Your task is to filter the data below down to the lines holding "matplotlib".

++++++++++

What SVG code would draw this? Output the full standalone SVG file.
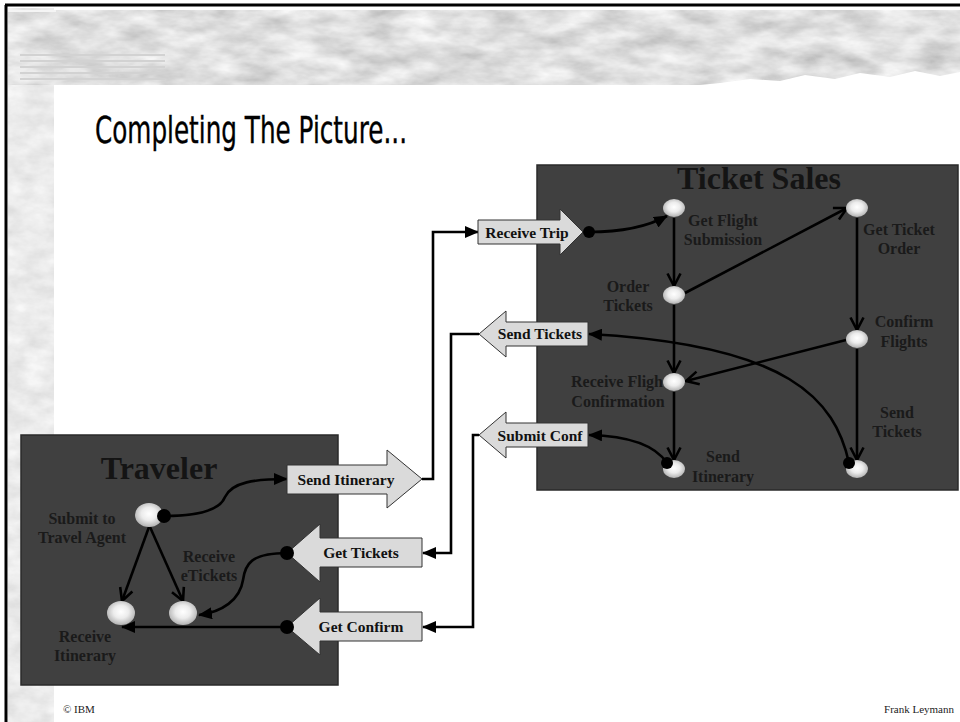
<svg xmlns="http://www.w3.org/2000/svg" width="960" height="722" viewBox="0 0 960 722">
<defs>
<style>
.box{fill:#404040;stroke:#2a2a2a;stroke-width:1.5}
.title{font-family:"Liberation Serif",serif;font-weight:bold;font-size:32px;fill:#141414;text-anchor:middle}
.lbl{font-family:"Liberation Serif",serif;font-weight:bold;font-size:16px;fill:#1a1a1a;text-anchor:middle}
.ifc{fill:#dadada;stroke:#333;stroke-width:1}
.itx{font-family:"Liberation Serif",serif;font-weight:bold;font-size:15.5px;fill:#111;text-anchor:middle}
.flow{fill:none;stroke:#000;stroke-width:2.6;marker-end:url(#open)}
.msg{fill:none;stroke:#000;stroke-width:2.6;marker-end:url(#fill)}
.node{fill:url(#ng)}
.dot{fill:#000}
.foot{font-family:"Liberation Serif",serif;font-size:11px;fill:#222}
</style>
<radialGradient id="ng" cx="0.5" cy="0.45" r="0.6">
<stop offset="0" stop-color="#ffffff"/>
<stop offset="0.45" stop-color="#ececec"/>
<stop offset="1" stop-color="#a8a8a8"/>
</radialGradient>
<marker id="open" markerUnits="userSpaceOnUse" viewBox="0 0 16 16" markerWidth="16" markerHeight="16" refX="14" refY="8" orient="auto">
<path d="M1.5,1.5 L14,8 L1.5,14.5" fill="none" stroke="#000" stroke-width="2.6"/>
</marker>
<marker id="fill" markerUnits="userSpaceOnUse" viewBox="0 0 14 12" markerWidth="14" markerHeight="12" refX="13" refY="6" orient="auto">
<path d="M0,0 L14,6 L0,12 z" fill="#000"/>
</marker>
<filter id="tex" x="0" y="0" width="1" height="1">
<feTurbulence type="fractalNoise" baseFrequency="0.04 0.07" numOctaves="4" seed="3" result="n"/>
<feColorMatrix in="n" type="matrix" values="0.3 0 0 0 0.68  0.3 0 0 0 0.68  0.3 0 0 0 0.68  0 0 0 0 1" result="g"/>
<feComposite in="g" in2="SourceGraphic" operator="in"/>
</filter>
<filter id="tex2" x="0" y="0" width="1" height="1">
<feTurbulence type="fractalNoise" baseFrequency="0.025 0.06" numOctaves="4" seed="7" result="n"/>
<feColorMatrix in="n" type="matrix" values="0.6 0 0 0 0.44  0.6 0 0 0 0.44  0.6 0 0 0 0.44  0 0 0 0 1" result="g"/>
<feComposite in="g" in2="SourceGraphic" operator="in"/>
</filter>
</defs>

<rect width="960" height="722" fill="#ffffff"/>

<g id="background">
<rect x="8" y="8" width="46" height="714" fill="#d8d8d8" filter="url(#tex)"/>
<rect x="8" y="10" width="952" height="75" fill="#bbbbbb" filter="url(#tex2)"/>
<rect x="8" y="10" width="48" height="2" fill="#f4f4f4"/>
<g stroke="#d2d2d2" stroke-width="2">
<line x1="20" y1="55" x2="165" y2="55"/>
<line x1="20" y1="61" x2="165" y2="61"/>
<line x1="20" y1="67" x2="165" y2="67"/>
<line x1="20" y1="73" x2="165" y2="73"/>
<line x1="20" y1="79" x2="165" y2="79"/>
</g>
<path d="M690,86 L960,86 L960,72 L940,76 L915,71 L890,77 L860,73 L835,79 L805,75 L780,81 L750,79 L720,83 Z" fill="#ffffff"/>
</g>

<g id="frame" stroke="#000" stroke-width="3">
<line x1="5" y1="5" x2="960" y2="5"/>
<line x1="6" y1="5" x2="6" y2="722"/>
</g>

<text id="heading" x="95" y="143" font-family="'DejaVu Sans',sans-serif" font-size="38" fill="#000" stroke="#000" stroke-width="0.4" textLength="312" lengthAdjust="spacingAndGlyphs">Completing The Picture...</text>

<g id="ticket-sales">
<rect class="box" x="537" y="165" width="421" height="325"/>
<text class="title" x="759" y="189">Ticket Sales</text>
</g>

<g id="traveler">
<rect class="box" x="21" y="435" width="317" height="250"/>
<text class="title" x="159" y="479">Traveler</text>
</g>

<g id="connectors">
<path class="flow" d="M674,218 V286"/>
<path class="flow" d="M685,293 L847,208"/>
<path class="flow" d="M857,218 V330"/>
<path class="flow" d="M846,340 L686,381"/>
<path class="flow" d="M674,305 V373"/>
<path class="flow" d="M674,392 V460"/>
<path class="flow" d="M857,349 V460"/>
<path class="msg" d="M589,232 C620,232 645,228 667,216"/>
<path class="msg" d="M667,463 C655,445 630,436 589,435"/>
<path class="msg" d="M849,463 C835,400 790,345 589,334"/>
<path class="flow" d="M149,527 L122,601"/>
<path class="flow" d="M150,527 L183,601"/>
<path class="msg" d="M164,516 C200,516 220,510 225,497 C232,482 255,479 287,479"/>
<path class="msg" d="M287,553 C250,553 245,565 243,580 C240,600 222,612 199,615"/>
<path class="msg" d="M287,627 H122"/>
<path class="msg" d="M422,479 H433 V232 H478"/>
<path class="msg" d="M479,334 H451 V553 H423"/>
<path class="msg" d="M479,435 H473 V627 H423"/>
</g>

<g id="n-get-flight"><ellipse class="node" cx="674" cy="208" rx="11" ry="9"/><text class="lbl" x="723" y="226">Get Flight</text><text class="lbl" x="723" y="245">Submission</text></g>
<g id="n-get-ticket-order"><ellipse class="node" cx="857" cy="208" rx="11" ry="9"/><text class="lbl" x="899" y="235">Get Ticket</text><text class="lbl" x="899" y="254">Order</text></g>
<g id="n-order-tickets"><ellipse class="node" cx="674" cy="295" rx="11" ry="9"/><text class="lbl" x="628" y="292">Order</text><text class="lbl" x="628" y="311">Tickets</text></g>
<g id="n-confirm-flights"><ellipse class="node" cx="857" cy="339" rx="11" ry="9"/><text class="lbl" x="904" y="327">Confirm</text><text class="lbl" x="904" y="347">Flights</text></g>
<g id="n-receive-flight"><text class="lbl" x="617" y="387">Receive Fligh</text><text class="lbl" x="618" y="407">Confirmation</text><ellipse class="node" cx="674" cy="382" rx="11" ry="9"/></g>
<g id="n-send-itinerary"><ellipse class="node" cx="674" cy="469" rx="11" ry="9"/><circle class="dot" cx="667" cy="463" r="6"/><text class="lbl" x="723" y="462">Send</text><text class="lbl" x="723" y="482">Itinerary</text></g>
<g id="n-send-tickets"><ellipse class="node" cx="857" cy="469" rx="11" ry="9"/><circle class="dot" cx="849" cy="463" r="6"/><text class="lbl" x="897" y="418">Send</text><text class="lbl" x="897" y="437">Tickets</text></g>

<g id="n-submit"><ellipse class="node" cx="149" cy="515" rx="14" ry="12"/><circle class="dot" cx="164" cy="516" r="7"/><text class="lbl" x="82" y="524">Submit to</text><text class="lbl" x="82" y="543">Travel Agent</text></g>
<g id="n-receive-itinerary"><ellipse class="node" cx="121" cy="613" rx="14" ry="12"/><text class="lbl" x="85" y="642">Receive</text><text class="lbl" x="85" y="661">Itinerary</text></g>
<g id="n-receive-etickets"><ellipse class="node" cx="183" cy="613" rx="14" ry="12"/><text class="lbl" x="209" y="562">Receive</text><text class="lbl" x="209" y="581">eTickets</text></g>

<g id="i-receive-trip"><polygon class="ifc" points="478,220 560,220 560,209 583,232 560,255 560,244 478,244"/><circle class="dot" cx="589" cy="232" r="6"/><text class="itx" x="527" y="238">Receive Trip</text></g>
<g id="i-send-tickets"><polygon class="ifc" points="479,334 506,311 506,322 588,322 588,346 506,346 506,357"/><text class="itx" x="540" y="339">Send Tickets</text></g>
<g id="i-submit-conf"><polygon class="ifc" points="479,435 506,412 506,423 588,423 588,447 506,447 506,458"/><text class="itx" x="540" y="441">Submit Conf</text></g>
<g id="i-send-itinerary"><polygon class="ifc" points="287,465 387,465 387,450 422,479 387,508 387,494 287,494"/><text class="itx" x="346" y="485">Send Itinerary</text></g>
<g id="i-get-tickets"><polygon class="ifc" points="287,553 320,524 320,538 422,538 422,567 320,567 320,582"/><circle class="dot" cx="287" cy="553" r="7"/><text class="itx" x="361" y="558">Get Tickets</text></g>
<g id="i-get-confirm"><polygon class="ifc" points="287,627 320,598 320,612 422,612 422,641 320,641 320,655"/><circle class="dot" cx="287" cy="627" r="7"/><text class="itx" x="361" y="632">Get Confirm</text></g>

<text class="foot" x="63" y="713">© IBM</text>
<text class="foot" x="954" y="713" text-anchor="end">Frank Leymann</text>
</svg>
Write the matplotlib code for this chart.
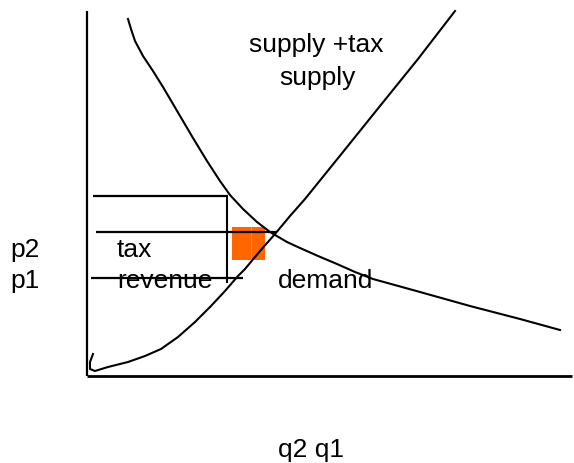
import matplotlib
matplotlib.use("Agg")
import matplotlib.pyplot as plt
from matplotlib.patches import Rectangle

plt.rcParams['font.family'] = ['Liberation Sans', 'DejaVu Sans']

# Data (pixel-like diagram coordinates, y downward)
demand_x = [128, 131, 135, 143, 153, 163, 173, 183, 193, 207, 220, 230, 243, 257, 270, 287, 300,
            318, 337, 355, 373, 420, 470, 520, 560]
demand_y = [20, 30, 42, 57, 72, 88, 105, 122, 139, 162, 182, 196, 210, 223, 233, 243, 249,
            257, 265, 273, 280, 293, 307, 320, 331]

supply_x = [93, 90, 90, 95, 108, 128, 145, 161, 178, 195, 211, 225, 238, 245, 260, 275,
            290, 305, 343, 380, 418, 455]
supply_y = [355, 363, 370, 372, 368, 363, 357, 350, 338, 323, 307, 292, 277, 270, 252, 235,
            217, 200, 153, 107, 60, 12]

# horizontal price lines: (y, x_start, x_end)
hlines_y = [197, 233, 279]
hlines_x0 = [93, 96, 91]
hlines_x1 = [228, 277, 243]

# vertical quantity line
vline_x = 227
vline_y = (197, 283)

# tax-revenue rectangle
rect_x = (232, 265)
rect_y = (228, 261)

labels = ["supply +tax", "supply", "tax", "revenue", "demand", "p2", "p1", "q2 q1"]

fig = plt.figure(figsize=(5.74, 4.64), dpi=100)
ax = fig.add_axes([0, 0, 1, 1])
ax.set_xlim(0, 574)
ax.set_ylim(464, 0)
ax.axis('off')

# axes of the diagram
ax.plot([87, 87], [12, 377], color='black', lw=1.6, solid_capstyle='butt')
ax.plot([87, 572], [377, 377], color='black', lw=2.0, solid_capstyle='butt')

# orange rectangle
ax.add_patch(Rectangle((rect_x[0], rect_y[0]), rect_x[1] - rect_x[0], rect_y[1] - rect_y[0],
                       facecolor='#FF6600', edgecolor='none', zorder=1))
ax.plot([251, 251], [rect_y[0], rect_y[1]], color='#FF9955', lw=0.6, zorder=1.5)

# curves
ax.plot(demand_x, demand_y, color='black', lw=1.5, zorder=3, solid_joinstyle='round')
ax.plot(supply_x, supply_y, color='black', lw=1.5, zorder=3, solid_joinstyle='round')

# price lines
for y, x0, x1 in zip(hlines_y, hlines_x0, hlines_x1):
    ax.plot([x0, x1], [y, y], color='black', lw=1.6, zorder=3, solid_capstyle='butt')
ax.plot([vline_x, vline_x], list(vline_y), color='black', lw=1.5, zorder=3)

fs = 19
ax.text(316, 52, labels[0], fontsize=fs, ha='center', va='baseline')
ax.text(317, 85, labels[1], fontsize=fs, ha='center', va='baseline')
ax.text(117, 257, labels[2], fontsize=fs, ha='left', va='baseline')
ax.text(117, 288, labels[3], fontsize=fs, ha='left', va='baseline', zorder=2)
ax.text(278, 288, labels[4], fontsize=fs, ha='left', va='baseline', zorder=2)
ax.text(10, 257, labels[5], fontsize=fs, ha='left', va='baseline')
ax.text(10, 288, labels[6], fontsize=fs, ha='left', va='baseline')
ax.text(311, 457, labels[7], fontsize=fs, ha='center', va='baseline')

fig.savefig('out.png', dpi=100)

++++++++++

Result below.
Write the matplotlib code for this chart.
import matplotlib
matplotlib.use("Agg")
import matplotlib.pyplot as plt
from matplotlib.patches import Rectangle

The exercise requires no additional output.